Funds will also go towards creating a memorial in Ottawa for victims of past LGBTQ discrimination, and on education and memorialization projects across the country. According to the Canadian Broadcasting Company (CBC), more than $100 million will be spent on compensation, while $250,000 will go towards community projects to combat homophobia and to provide support for people in crisis.

The Liberal government has vowed to offer an apology for injustices which occurred in the past, as well as pardons, following a class-action suit and a series of revelations which detailed unjust convictions and dismissals of homosexuals in the past. Prime Minister Justin Trudeau will deliver the apology in the House of Commons following question period later on Tuesday.

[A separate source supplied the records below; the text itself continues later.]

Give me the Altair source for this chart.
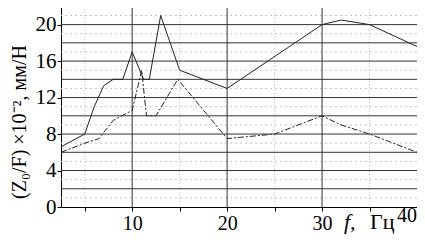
import altair as alt
import pandas as pd

# ---- data ----
solid_f = [2.5, 5, 6, 7, 8, 9, 10, 11.2, 11.8, 13, 15, 20, 30, 32, 35, 40]
solid_z = [6.6, 8.0, 11.0, 13.3, 14.0, 14.0, 17.0, 14.0, 14.0, 21.0, 15.0, 13.0, 20.0, 20.5, 20.0, 17.6]

dash_f = [2.5, 5, 6.5, 8, 10, 11, 11.5, 12.5, 14.8, 20, 25, 30, 32, 35, 40]
dash_z = [6.0, 7.0, 7.5, 9.5, 10.6, 15.0, 10.0, 10.0, 14.0, 7.5, 8.0, 10.0, 9.0, 8.0, 6.0]

major_y = [2, 4, 6, 8, 10, 12, 14, 16, 18, 20, 22]
minor_y = [1, 3, 5, 7, 9, 11, 13, 15, 17, 19, 21]
major_x = [10, 20, 30]
minor_x = [5, 15, 25, 35]
x_ticks = [5, 10, 15, 20, 25, 30, 35, 40]
y_ticks = [0, 2, 4, 6, 8, 10, 12, 14, 16, 18, 20, 22]

y_title = "(Z\u2080/F) \u00d710\u207b\u00b2, мм/Н"
FONT = "Liberation Serif"

xs = alt.Scale(domain=[2.5, 40], nice=False, zero=False)
ys = alt.Scale(domain=[0, 22.7], nice=False, zero=False)

df_solid = pd.DataFrame({"f": solid_f, "z": solid_z})
df_dash = pd.DataFrame({"f": dash_f, "z": dash_z})

minor_x_rules = alt.Chart(pd.DataFrame({"f": minor_x})).mark_rule(
    color="#c4c4c4", strokeDash=[1, 2], strokeWidth=1
).encode(x=alt.X("f:Q", scale=xs))

minor_y_rules = alt.Chart(pd.DataFrame({"z": minor_y})).mark_rule(
    color="#c4c4c4", strokeDash=[2, 3], strokeWidth=1
).encode(y=alt.Y("z:Q", scale=ys))

major_x_rules = alt.Chart(pd.DataFrame({"f": major_x})).mark_rule(
    color="#333333", strokeWidth=1
).encode(x=alt.X("f:Q", scale=xs))

major_y_rules = alt.Chart(pd.DataFrame({"z": major_y})).mark_rule(
    color="#333333", strokeWidth=1
).encode(y=alt.Y("z:Q", scale=ys))

solid = alt.Chart(df_solid).mark_line(color="#222222", strokeWidth=1).encode(
    x=alt.X(
        "f:Q",
        scale=xs,
        axis=alt.Axis(
            values=x_ticks,
            labelExpr="(datum.value % 10 == 0 && datum.value < 40) ? datum.value : ''",
            tickSize=4,
            tickColor="#000000",
            domainColor="#000000",
            labelFont=FONT,
            labelFontSize=20,
            labelColor="#000000",
            labelBaseline="alphabetic",
            labelPadding=18,
            grid=False,
            title=None,
        ),
    ),
    y=alt.Y(
        "z:Q",
        scale=ys,
        axis=alt.Axis(
            values=y_ticks,
            labelExpr="datum.value % 4 == 0 ? datum.value : ''",
            tickSize=4,
            tickColor="#000000",
            domainColor="#000000",
            labelFont=FONT,
            labelFontSize=21,
            labelColor="#000000",
            labelPadding=1,
            grid=False,
            title=None,
        ),
    ),
)

dashed = alt.Chart(df_dash).mark_line(
    color="#222222", strokeWidth=1, strokeDash=[6, 2, 2, 2]
).encode(x=alt.X("f:Q", scale=xs), y=alt.Y("z:Q", scale=ys))

label40 = alt.Chart(pd.DataFrame({"f": [40], "t": ["40"]})).mark_text(
    font=FONT, fontSize=20, align="right", baseline="alphabetic", color="#000000"
).encode(x=alt.X("f:Q", scale=xs), y=alt.value(222), text="t:N")

ytitle = alt.Chart(pd.DataFrame({"t": [y_title]})).mark_text(
    font=FONT, fontSize=20, angle=270, align="center", baseline="alphabetic", color="#000000"
).encode(x=alt.value(-35), y=alt.value(122), text="t:N")

xtitle_f = alt.Chart(pd.DataFrame({"t": ["f,"]})).mark_text(
    font=FONT, fontSize=22, fontStyle="italic", align="left", baseline="alphabetic", color="#000000"
).encode(x=alt.value(283), y=alt.value(229), text="t:N")

xtitle_u = alt.Chart(pd.DataFrame({"t": ["Гц"]})).mark_text(
    font=FONT, fontSize=22, align="left", baseline="alphabetic", color="#000000"
).encode(x=alt.value(309), y=alt.value(229), text="t:N")

chart = alt.layer(
    minor_x_rules, minor_y_rules, major_x_rules, major_y_rules,
    dashed, solid, label40, ytitle, xtitle_f, xtitle_u,
).properties(
    width=356,
    height=207,
    autosize=alt.AutoSizeParams(type="none"),
    padding={"left": 53, "top": -8, "right": 0, "bottom": 27},
    background="#ffffff",
).configure_view(stroke=None)

chart.save("out.html", embed_options={"renderer": "svg", "actions": False})
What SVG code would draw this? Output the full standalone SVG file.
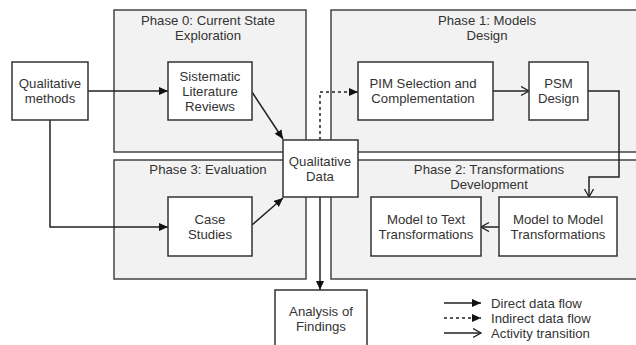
<svg xmlns="http://www.w3.org/2000/svg" width="636" height="345" viewBox="0 0 636 345">
  <style>
    .phase { fill: #f2f2f2; stroke: #444; stroke-width: 1.5; }
    .node { fill: #ffffff; stroke: #333; stroke-width: 1.5; }
    text { font-family: "Liberation Sans", Arial, sans-serif; font-size: 13.2px; fill: #333; text-anchor: middle; }
    .legend text { text-anchor: start; }
    .flow { fill: none; stroke: #222; stroke-width: 1.5; }
    .direct { marker-end: url(#solid); }
    .indirect { stroke-dasharray: 3 3; marker-end: url(#solid); }
    .transition { marker-end: url(#open); }
  </style>
  <defs>
    <marker id="solid" markerUnits="userSpaceOnUse" markerWidth="10" markerHeight="9" refX="9" refY="4" orient="auto">
      <path d="M0,0 L9,4 L0,8 z" fill="#111"/>
    </marker>
    <marker id="open" markerUnits="userSpaceOnUse" markerWidth="10" markerHeight="11" refX="8.5" refY="5" orient="auto">
      <path d="M0.5,0.5 L8.5,5 L0.5,9.5" fill="none" stroke="#222" stroke-width="1.3"/>
    </marker>
  </defs>

  <rect width="636" height="345" fill="#ffffff"/>

  <!-- phase containers -->
  <g id="phase0">
    <rect class="phase" x="114" y="10" width="192" height="142"/>
    <text x="208" y="25">Phase 0: Current State</text>
    <text x="208" y="40">Exploration</text>
  </g>
  <g id="phase1">
    <rect class="phase" x="331" y="10" width="320" height="142"/>
    <text x="487" y="25">Phase 1: Models</text>
    <text x="487" y="40">Design</text>
  </g>
  <g id="phase3">
    <rect class="phase" x="114" y="160" width="192" height="119"/>
    <text x="208" y="174">Phase 3: Evaluation</text>
  </g>
  <g id="phase2">
    <rect class="phase" x="331" y="160" width="320" height="119"/>
    <text x="489" y="174">Phase 2: Transformations</text>
    <text x="489" y="189">Development</text>
  </g>

  <!-- connectors -->
  <g id="connectors">
    <path class="flow direct" d="M88,91 H168"/>
    <path class="flow direct" d="M50,120 V227 H168"/>
    <path class="flow direct" d="M252,92 L283,139"/>
    <path class="flow direct" d="M252,225 L283,198"/>
    <path class="flow indirect" d="M320,140 V92 H358"/>
    <path class="flow transition" d="M493,91 H529"/>
    <path class="flow transition" d="M588,91 H619 V177 H589 V197"/>
    <path class="flow transition" d="M499,227 H481"/>
    <path class="flow direct" d="M320,197 V290"/>
  </g>

  <!-- activity nodes -->
  <g id="qualitative-methods">
    <rect class="node" x="12" y="62" width="76" height="58"/>
    <text x="50" y="88">Qualitative</text>
    <text x="50" y="103">methods</text>
  </g>
  <g id="literature-reviews">
    <rect class="node" x="168" y="62" width="84" height="58"/>
    <text x="210" y="81">Sistematic</text>
    <text x="210" y="96">Literature</text>
    <text x="210" y="111">Reviews</text>
  </g>
  <g id="case-studies">
    <rect class="node" x="168" y="197" width="84" height="59"/>
    <text x="210" y="224">Case</text>
    <text x="210" y="239">Studies</text>
  </g>
  <g id="qualitative-data">
    <rect class="node" x="283" y="140" width="75" height="57"/>
    <text x="320" y="166">Qualitative</text>
    <text x="320" y="181">Data</text>
  </g>
  <g id="pim-selection">
    <rect class="node" x="358" y="62" width="135" height="58"/>
    <text x="423" y="88">PIM Selection and</text>
    <text x="423" y="103">Complementation</text>
  </g>
  <g id="psm-design">
    <rect class="node" x="529" y="62" width="59" height="58"/>
    <text x="558.5" y="88">PSM</text>
    <text x="558.5" y="103">Design</text>
  </g>
  <g id="model-to-model">
    <rect class="node" x="499" y="197" width="118" height="59"/>
    <text x="558" y="224">Model to Model</text>
    <text x="558" y="239">Transformations</text>
  </g>
  <g id="model-to-text">
    <rect class="node" x="371" y="197" width="110" height="59"/>
    <text x="426" y="224">Model to Text</text>
    <text x="426" y="239">Transformations</text>
  </g>
  <g id="analysis-of-findings">
    <rect class="node" x="275" y="290" width="92" height="70"/>
    <text x="321" y="316">Analysis of</text>
    <text x="321" y="331">Findings</text>
  </g>

  <!-- legend -->
  <g id="legend" class="legend">
    <path class="flow direct" d="M444,303 H481"/>
    <path class="flow indirect" d="M444,318 H481"/>
    <path class="flow transition" d="M444,333 H481"/>
    <text x="491" y="308">Direct data flow</text>
    <text x="491" y="323">Indirect data flow</text>
    <text x="491" y="338">Activity transition</text>
  </g>
</svg>
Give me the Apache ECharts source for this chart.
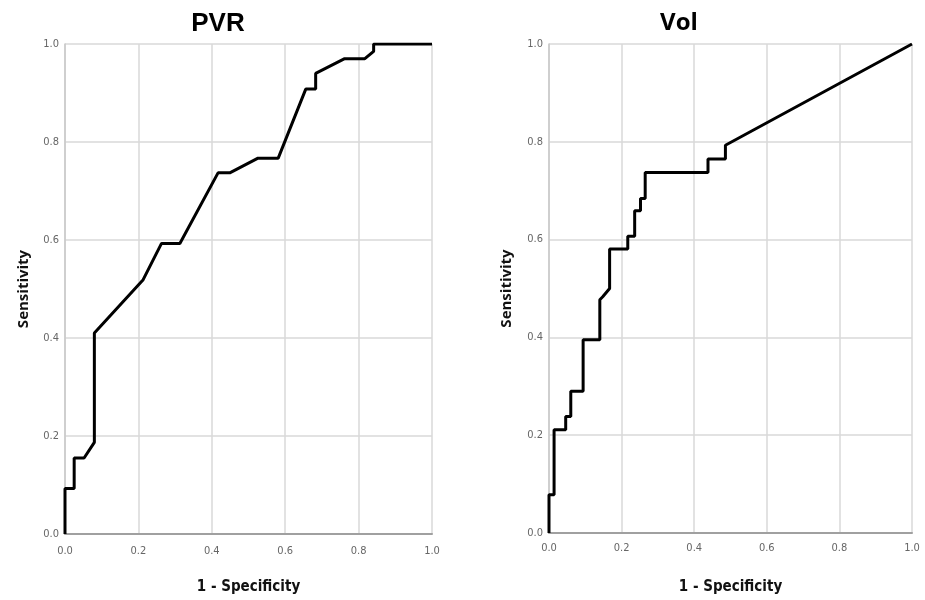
<!DOCTYPE html>
<html>
<head>
<meta charset="utf-8">
<title>ROC PVR / Vol</title>
<script src="https://cdn.jsdelivr.net/npm/echarts/dist/echarts.min.js"></script>
<style>
  html, body { margin: 0; padding: 0; background: #fff; }
  #chart { width: 925px; height: 600px; }
</style>
</head>
<body>
<div id="chart"></div>
<script>
// ROC curve points (1 - specificity, sensitivity)
var pvrFpr = [0, 0, 0.025, 0.025, 0.052, 0.08, 0.08, 0.213, 0.263, 0.313, 0.417, 0.449, 0.526, 0.581, 0.656, 0.683, 0.683, 0.762, 0.817, 0.841, 0.841, 1]
var pvrTpr = [0, 0.093, 0.093, 0.155, 0.155, 0.187, 0.41, 0.519, 0.593, 0.593, 0.737, 0.737, 0.767, 0.767, 0.908, 0.908, 0.94, 0.97, 0.97, 0.985, 1, 1]

var volFpr = [0, 0, 0.014, 0.014, 0.046, 0.046, 0.06, 0.06, 0.094, 0.094, 0.14, 0.14, 0.148, 0.167, 0.167, 0.217, 0.217, 0.236, 0.236, 0.252, 0.252, 0.265, 0.265, 0.438, 0.438, 0.486, 0.486, 1]
var volTpr = [0, 0.078, 0.078, 0.211, 0.211, 0.238, 0.238, 0.29, 0.29, 0.395, 0.395, 0.477, 0.483, 0.5, 0.581, 0.581, 0.607, 0.607, 0.659, 0.659, 0.684, 0.684, 0.737, 0.737, 0.765, 0.765, 0.793, 1]

var titles = ["PVR", "Vol"]
var xName = "1 - Specificity"
var yName = "Sensitivity"

function pairs(xs, ys) {
  return xs.map(function (x, i) { return [x, ys[i]] })
}

var tickLabel = {
  color: "#666",
  fontSize: 11,
  fontFamily: "DejaVu Sans Condensed, Liberation Sans Narrow, sans-serif",
  formatter: function (v) { return v.toFixed(1) }
}

function xAxisOf(idx, gap, margin) {
  return {
    gridIndex: idx,
    type: "value",
    min: 0, max: 1, interval: 0.2,
    name: xName,
    nameLocation: "middle",
    nameGap: gap,
    nameTextStyle: { color: "#111", fontSize: 15, fontWeight: "bold", fontFamily: "Liberation Sans Narrow, DejaVu Sans Condensed, sans-serif" },
    axisLine: { show: true, lineStyle: { color: "#a0a0a0", width: 2 } },
    axisTick: { show: false },
    axisLabel: Object.assign({ margin: margin }, tickLabel),
    splitLine: { show: true, lineStyle: { color: "#d8d8d8", width: 1.5 } }
  }
}

function yAxisOf(idx, gap) {
  return {
    gridIndex: idx,
    type: "value",
    min: 0, max: 1, interval: 0.2,
    name: yName,
    nameLocation: "middle",
    nameGap: gap,
    nameRotate: 90,
    nameTextStyle: { color: "#111", fontSize: 15, fontWeight: "bold", fontFamily: "Open Sans, sans-serif" },
    axisLine: { show: true, lineStyle: { color: "#c8c8c8", width: 1.5 } },
    axisTick: { show: false },
    axisLabel: Object.assign({ margin: 6 }, tickLabel),
    splitLine: { show: true, lineStyle: { color: "#d8d8d8", width: 1.5 } }
  }
}

var chart = echarts.init(document.getElementById("chart"))
chart.setOption({
  backgroundColor: "#fff",
  animation: false,
  title: [
    { text: titles[0], left: 213, top: 6, textAlign: "center",
      textStyle: { fontSize: 26, fontWeight: "bold", color: "#000", fontFamily: "Liberation Sans, Arial, sans-serif" } },
    { text: titles[1], left: 674, top: 6, textAlign: "center",
      textStyle: { fontSize: 24, fontWeight: "bold", color: "#000", fontFamily: "Open Sans, sans-serif" } }
  ],
  grid: [
    { left: 65, top: 44, width: 367, height: 494 },
    { left: 549, top: 44, width: 363, height: 489 }
  ],
  xAxis: [xAxisOf(0, 46, 12), xAxisOf(1, 47, 10)],
  yAxis: [yAxisOf(0, 34), yAxisOf(1, 35)],
  series: [
    {
      type: "line", xAxisIndex: 0, yAxisIndex: 0,
      data: pairs(pvrFpr, pvrTpr),
      symbol: "none",
      lineStyle: { color: "#000", width: 3 }
    },
    {
      type: "line", xAxisIndex: 1, yAxisIndex: 1,
      data: pairs(volFpr, volTpr),
      symbol: "none",
      lineStyle: { color: "#000", width: 3 }
    }
  ]
})
</script>
</body>
</html>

Speaking during a question-and-answer session at a social policy conference in Toronto on Monday, Trudeau said that apologies are necessary to ensure history doesn't repeat itself. “Apologies for things past are important to make sure that we actually understand and know and share and don't repeat those mistakes,” he said.

Trudeau noted that although progress has been made in advancing the rights of LGBTQ Canadians, “there is still so much discrimination that recognizing it will make a big difference.” He noted that “it will also help a whole bunch of people who hopefully wouldn't have to go through in their future careers the kind of discrimination that happens in the past decades.”